Get a life, Joe B: Biden’s onset of dementia is as obvious as your case of Trump Derangement Syndrome. Feltman is correct in citing the many cases of Joe Biden’s growing problem….especially under pressure. Have you seen that disastrous interview on The View…where he was among adoring friends, for Pete’s sake…and couldn’t string together a cohesive sentence to save his soul?
And when he does correct himself, which is not all that often, do you really want such a confused, irregular mentality running the country? Geeze….but I suppose you do.
Feltman quoted one that was BS.
We already have a confused, irregular person running the country who has pretty much trashed things in less than 4 years. “I alone can fix it” was the promise but the reality is that “everything Trump touches dies”. If you can’t see that, I can’t help you, but I can advise you get your news from more diverse sources.
And I’m someone who’d vote for Mitch Daniels for president in a heartbeat. He might be a good Republican candidate for 2024 since he hasn’t spent the last five years embarrassing himself kowtowing to Trump. They will have to look far and wide to find people without the Trump stain.

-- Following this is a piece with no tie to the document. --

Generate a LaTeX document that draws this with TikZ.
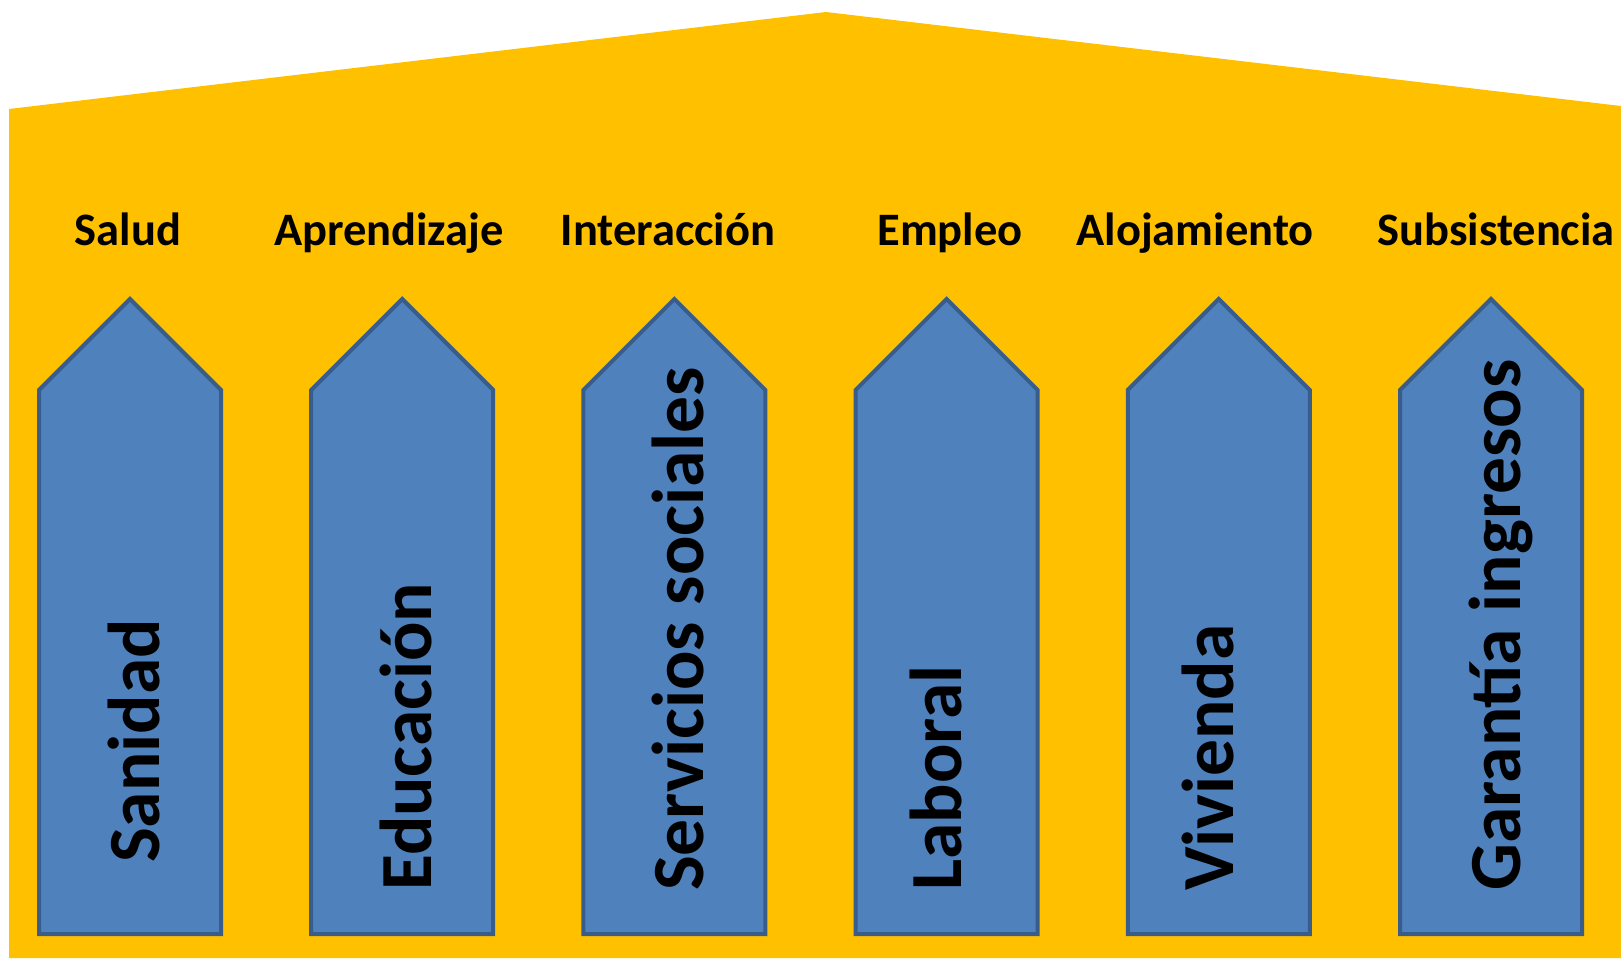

It’s not Biden’s fault that he may well be able to win the presidency just by letting Trump continue to make mistakes. He’d be an improvement because he’d have, at least, people around him who are qualified to be there, as opposed to the vast number of “acting” individuals surrounding Trump, most of whom would never make it through vetting even by a Republican Senate. Remember when Trump was going to have an awesome selection of all the best people around him to make up for his lack of experience? Yeah, how did that play out?